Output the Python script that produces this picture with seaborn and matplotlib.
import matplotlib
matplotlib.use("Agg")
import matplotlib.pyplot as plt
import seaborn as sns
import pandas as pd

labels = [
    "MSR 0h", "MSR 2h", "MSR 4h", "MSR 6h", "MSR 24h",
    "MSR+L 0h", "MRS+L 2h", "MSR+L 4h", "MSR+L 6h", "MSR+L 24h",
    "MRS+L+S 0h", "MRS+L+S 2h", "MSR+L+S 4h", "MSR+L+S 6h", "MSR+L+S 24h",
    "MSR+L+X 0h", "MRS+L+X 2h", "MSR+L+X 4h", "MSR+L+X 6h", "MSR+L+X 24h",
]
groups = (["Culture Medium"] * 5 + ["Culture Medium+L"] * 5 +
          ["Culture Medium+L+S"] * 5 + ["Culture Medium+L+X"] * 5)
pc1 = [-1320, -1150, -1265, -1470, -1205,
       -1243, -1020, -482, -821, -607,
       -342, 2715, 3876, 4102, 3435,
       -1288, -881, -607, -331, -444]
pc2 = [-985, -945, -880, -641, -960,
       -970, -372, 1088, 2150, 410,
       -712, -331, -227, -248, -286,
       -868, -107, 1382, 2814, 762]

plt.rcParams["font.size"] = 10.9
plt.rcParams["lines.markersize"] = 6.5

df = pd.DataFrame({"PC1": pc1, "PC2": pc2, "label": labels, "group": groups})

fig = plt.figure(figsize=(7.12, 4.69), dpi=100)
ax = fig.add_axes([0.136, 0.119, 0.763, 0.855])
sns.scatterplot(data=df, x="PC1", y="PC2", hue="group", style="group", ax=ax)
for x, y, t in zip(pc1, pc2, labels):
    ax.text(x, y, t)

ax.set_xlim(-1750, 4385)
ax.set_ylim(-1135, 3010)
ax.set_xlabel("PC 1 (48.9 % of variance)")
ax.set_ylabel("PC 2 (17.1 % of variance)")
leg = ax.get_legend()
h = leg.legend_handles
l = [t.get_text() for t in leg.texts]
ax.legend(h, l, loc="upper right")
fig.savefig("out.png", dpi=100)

____

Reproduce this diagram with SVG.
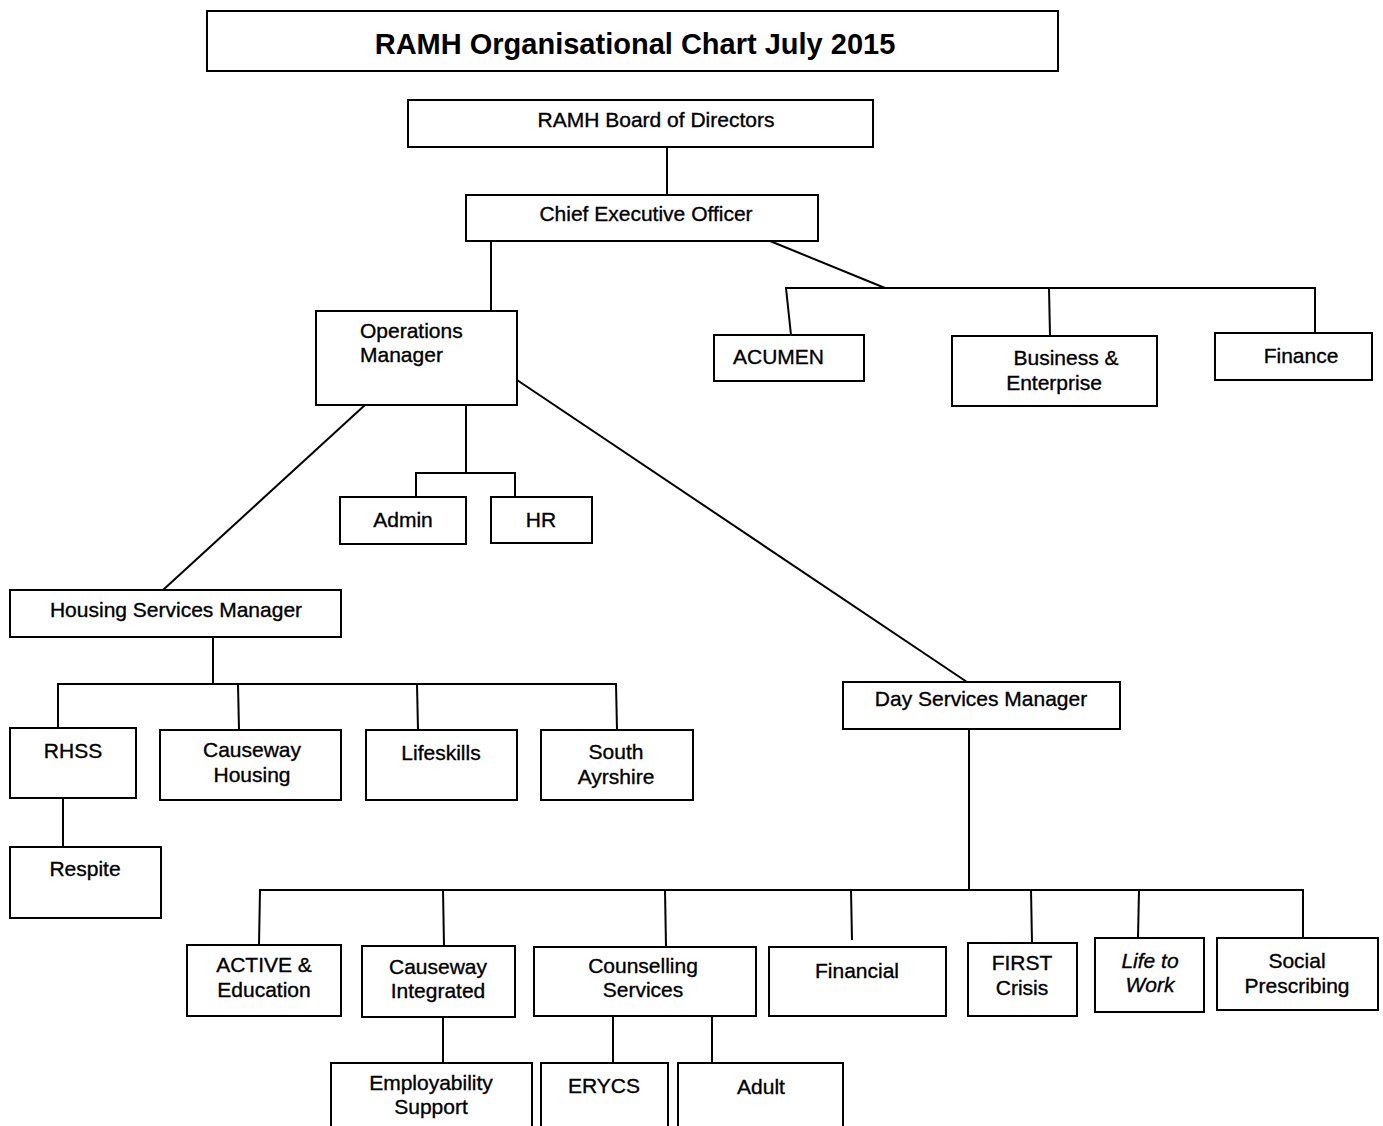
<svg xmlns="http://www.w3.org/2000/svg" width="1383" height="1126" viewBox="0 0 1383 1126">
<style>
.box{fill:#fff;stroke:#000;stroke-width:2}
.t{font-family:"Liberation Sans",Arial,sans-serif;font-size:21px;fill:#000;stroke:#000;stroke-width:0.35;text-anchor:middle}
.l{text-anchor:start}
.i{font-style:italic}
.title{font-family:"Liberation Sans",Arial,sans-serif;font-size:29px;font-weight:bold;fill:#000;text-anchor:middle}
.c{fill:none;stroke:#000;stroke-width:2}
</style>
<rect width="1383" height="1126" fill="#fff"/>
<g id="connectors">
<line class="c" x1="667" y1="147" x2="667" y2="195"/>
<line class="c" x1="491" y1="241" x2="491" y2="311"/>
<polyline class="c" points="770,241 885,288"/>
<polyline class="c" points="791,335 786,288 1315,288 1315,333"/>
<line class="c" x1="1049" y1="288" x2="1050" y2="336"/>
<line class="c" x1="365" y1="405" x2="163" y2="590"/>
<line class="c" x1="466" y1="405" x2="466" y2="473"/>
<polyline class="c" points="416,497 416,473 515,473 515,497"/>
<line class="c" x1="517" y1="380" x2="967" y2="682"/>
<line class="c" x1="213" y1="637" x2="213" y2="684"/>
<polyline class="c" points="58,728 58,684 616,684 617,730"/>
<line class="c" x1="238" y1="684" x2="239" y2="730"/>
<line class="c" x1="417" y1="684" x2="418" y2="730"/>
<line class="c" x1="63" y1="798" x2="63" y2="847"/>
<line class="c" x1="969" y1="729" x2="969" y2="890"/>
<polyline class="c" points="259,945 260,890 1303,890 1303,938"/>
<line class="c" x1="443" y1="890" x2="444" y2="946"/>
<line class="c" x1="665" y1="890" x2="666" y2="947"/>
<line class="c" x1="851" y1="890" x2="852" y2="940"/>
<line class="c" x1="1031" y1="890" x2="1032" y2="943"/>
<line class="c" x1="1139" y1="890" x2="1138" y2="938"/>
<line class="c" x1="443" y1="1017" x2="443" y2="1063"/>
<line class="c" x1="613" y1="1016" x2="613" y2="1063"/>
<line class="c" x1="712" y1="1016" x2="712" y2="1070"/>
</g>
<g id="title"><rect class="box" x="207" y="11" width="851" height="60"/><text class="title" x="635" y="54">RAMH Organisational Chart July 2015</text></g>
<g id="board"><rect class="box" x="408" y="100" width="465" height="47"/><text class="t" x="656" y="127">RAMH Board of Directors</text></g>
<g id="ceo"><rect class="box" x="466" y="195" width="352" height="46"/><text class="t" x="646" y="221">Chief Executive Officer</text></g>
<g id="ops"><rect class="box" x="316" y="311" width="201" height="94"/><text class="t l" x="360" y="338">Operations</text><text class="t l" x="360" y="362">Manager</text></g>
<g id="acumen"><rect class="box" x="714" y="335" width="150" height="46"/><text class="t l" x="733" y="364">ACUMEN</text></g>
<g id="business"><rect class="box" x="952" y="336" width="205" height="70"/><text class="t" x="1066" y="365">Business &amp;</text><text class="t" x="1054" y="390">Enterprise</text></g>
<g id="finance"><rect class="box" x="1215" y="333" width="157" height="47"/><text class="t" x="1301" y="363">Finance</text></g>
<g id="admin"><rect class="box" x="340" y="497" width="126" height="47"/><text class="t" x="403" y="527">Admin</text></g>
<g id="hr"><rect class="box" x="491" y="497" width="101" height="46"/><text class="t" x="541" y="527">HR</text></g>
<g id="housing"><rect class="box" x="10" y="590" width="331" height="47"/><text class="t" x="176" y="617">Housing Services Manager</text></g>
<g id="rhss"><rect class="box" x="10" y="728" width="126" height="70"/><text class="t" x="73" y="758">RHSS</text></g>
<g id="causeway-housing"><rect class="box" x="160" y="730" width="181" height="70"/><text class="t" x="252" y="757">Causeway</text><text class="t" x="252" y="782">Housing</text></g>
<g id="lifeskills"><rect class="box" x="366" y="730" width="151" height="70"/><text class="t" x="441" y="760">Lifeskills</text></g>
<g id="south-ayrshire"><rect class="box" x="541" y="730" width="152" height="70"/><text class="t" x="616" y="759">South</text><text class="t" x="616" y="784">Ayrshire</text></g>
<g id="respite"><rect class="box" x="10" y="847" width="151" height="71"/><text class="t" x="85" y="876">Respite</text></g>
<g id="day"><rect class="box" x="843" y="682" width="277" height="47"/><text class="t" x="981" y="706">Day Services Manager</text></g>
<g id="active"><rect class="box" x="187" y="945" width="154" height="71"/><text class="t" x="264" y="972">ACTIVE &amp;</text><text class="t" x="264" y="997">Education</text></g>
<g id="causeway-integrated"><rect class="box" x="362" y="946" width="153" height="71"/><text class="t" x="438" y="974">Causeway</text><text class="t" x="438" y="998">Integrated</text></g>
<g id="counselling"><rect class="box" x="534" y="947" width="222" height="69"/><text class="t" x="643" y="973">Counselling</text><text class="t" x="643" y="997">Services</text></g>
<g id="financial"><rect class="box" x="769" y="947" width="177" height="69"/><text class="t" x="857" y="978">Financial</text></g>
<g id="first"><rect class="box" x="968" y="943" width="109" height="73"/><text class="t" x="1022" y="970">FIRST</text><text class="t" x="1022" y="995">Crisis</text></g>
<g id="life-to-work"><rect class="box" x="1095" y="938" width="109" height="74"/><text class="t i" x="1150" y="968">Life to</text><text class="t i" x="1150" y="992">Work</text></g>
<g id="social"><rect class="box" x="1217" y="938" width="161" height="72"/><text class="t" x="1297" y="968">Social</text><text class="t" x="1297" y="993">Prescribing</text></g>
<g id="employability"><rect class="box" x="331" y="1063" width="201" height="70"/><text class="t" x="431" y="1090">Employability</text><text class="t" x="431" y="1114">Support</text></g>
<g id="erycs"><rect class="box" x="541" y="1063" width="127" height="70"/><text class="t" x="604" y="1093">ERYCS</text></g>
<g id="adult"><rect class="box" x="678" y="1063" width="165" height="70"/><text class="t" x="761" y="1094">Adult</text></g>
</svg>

____

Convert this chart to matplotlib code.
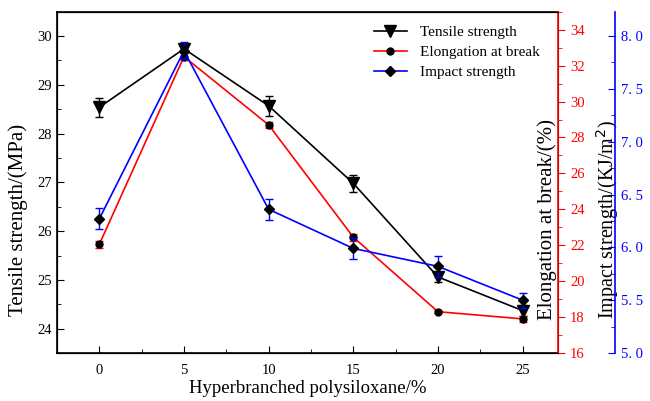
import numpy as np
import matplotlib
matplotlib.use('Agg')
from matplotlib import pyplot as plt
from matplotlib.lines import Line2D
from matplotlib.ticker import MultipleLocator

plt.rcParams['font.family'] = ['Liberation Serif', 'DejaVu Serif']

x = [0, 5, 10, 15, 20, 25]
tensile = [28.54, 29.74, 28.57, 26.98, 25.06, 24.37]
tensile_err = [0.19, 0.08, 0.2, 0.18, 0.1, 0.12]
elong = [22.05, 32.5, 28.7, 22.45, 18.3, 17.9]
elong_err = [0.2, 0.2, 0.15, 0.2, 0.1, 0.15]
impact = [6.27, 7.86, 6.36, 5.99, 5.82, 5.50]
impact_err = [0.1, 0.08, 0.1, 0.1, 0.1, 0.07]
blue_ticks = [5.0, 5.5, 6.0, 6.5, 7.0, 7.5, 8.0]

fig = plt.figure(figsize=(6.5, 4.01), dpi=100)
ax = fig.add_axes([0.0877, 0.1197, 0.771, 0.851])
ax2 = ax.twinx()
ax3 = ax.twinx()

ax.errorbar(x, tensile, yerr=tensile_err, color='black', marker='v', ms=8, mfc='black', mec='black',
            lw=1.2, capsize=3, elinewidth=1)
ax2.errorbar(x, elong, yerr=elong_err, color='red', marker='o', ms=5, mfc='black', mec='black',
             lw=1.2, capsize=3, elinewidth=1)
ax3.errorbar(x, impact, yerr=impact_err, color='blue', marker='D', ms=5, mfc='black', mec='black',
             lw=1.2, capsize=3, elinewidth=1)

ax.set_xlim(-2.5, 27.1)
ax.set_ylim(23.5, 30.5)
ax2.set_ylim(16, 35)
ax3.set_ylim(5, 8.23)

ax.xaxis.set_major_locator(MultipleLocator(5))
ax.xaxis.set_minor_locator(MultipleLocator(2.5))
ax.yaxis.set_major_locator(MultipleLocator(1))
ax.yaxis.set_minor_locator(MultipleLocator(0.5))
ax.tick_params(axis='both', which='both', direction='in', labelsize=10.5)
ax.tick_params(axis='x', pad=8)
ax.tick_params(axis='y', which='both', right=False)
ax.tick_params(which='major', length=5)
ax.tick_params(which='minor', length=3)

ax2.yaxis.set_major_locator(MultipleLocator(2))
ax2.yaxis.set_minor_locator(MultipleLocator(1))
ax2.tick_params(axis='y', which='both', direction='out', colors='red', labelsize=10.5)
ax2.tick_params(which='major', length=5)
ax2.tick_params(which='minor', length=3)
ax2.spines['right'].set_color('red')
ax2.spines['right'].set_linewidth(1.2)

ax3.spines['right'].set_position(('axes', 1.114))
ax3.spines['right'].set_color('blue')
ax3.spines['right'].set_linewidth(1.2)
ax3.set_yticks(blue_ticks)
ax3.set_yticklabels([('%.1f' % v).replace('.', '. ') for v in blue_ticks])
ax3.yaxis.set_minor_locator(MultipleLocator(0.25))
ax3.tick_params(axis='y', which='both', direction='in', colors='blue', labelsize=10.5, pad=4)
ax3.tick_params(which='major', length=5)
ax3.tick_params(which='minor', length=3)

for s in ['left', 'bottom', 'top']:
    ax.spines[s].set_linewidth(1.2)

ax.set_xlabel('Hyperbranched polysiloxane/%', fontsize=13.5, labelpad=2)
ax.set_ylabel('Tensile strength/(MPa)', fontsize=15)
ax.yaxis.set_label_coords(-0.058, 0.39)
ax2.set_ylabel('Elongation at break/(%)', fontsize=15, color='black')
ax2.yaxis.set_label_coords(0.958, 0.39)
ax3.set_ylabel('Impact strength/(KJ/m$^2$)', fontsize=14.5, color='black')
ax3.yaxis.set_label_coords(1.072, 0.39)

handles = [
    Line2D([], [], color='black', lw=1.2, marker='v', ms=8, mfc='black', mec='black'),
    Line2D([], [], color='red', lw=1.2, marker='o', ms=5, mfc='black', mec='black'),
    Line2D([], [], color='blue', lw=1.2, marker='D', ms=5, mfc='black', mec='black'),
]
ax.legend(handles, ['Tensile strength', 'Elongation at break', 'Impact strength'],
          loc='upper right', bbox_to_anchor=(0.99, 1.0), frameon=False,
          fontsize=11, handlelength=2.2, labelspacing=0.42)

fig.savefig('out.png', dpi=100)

____

[What you will do]:
Give back the exact lines above, running from the one that has "Convert this chart to matplotlib code." through the one that has "from matplotlib.ticker import MultipleLocator", with nothing added and no pictures.

[Reply]:
Convert this chart to matplotlib code.
import numpy as np
import matplotlib
matplotlib.use('Agg')
from matplotlib import pyplot as plt
from matplotlib.lines import Line2D
from matplotlib.ticker import MultipleLocator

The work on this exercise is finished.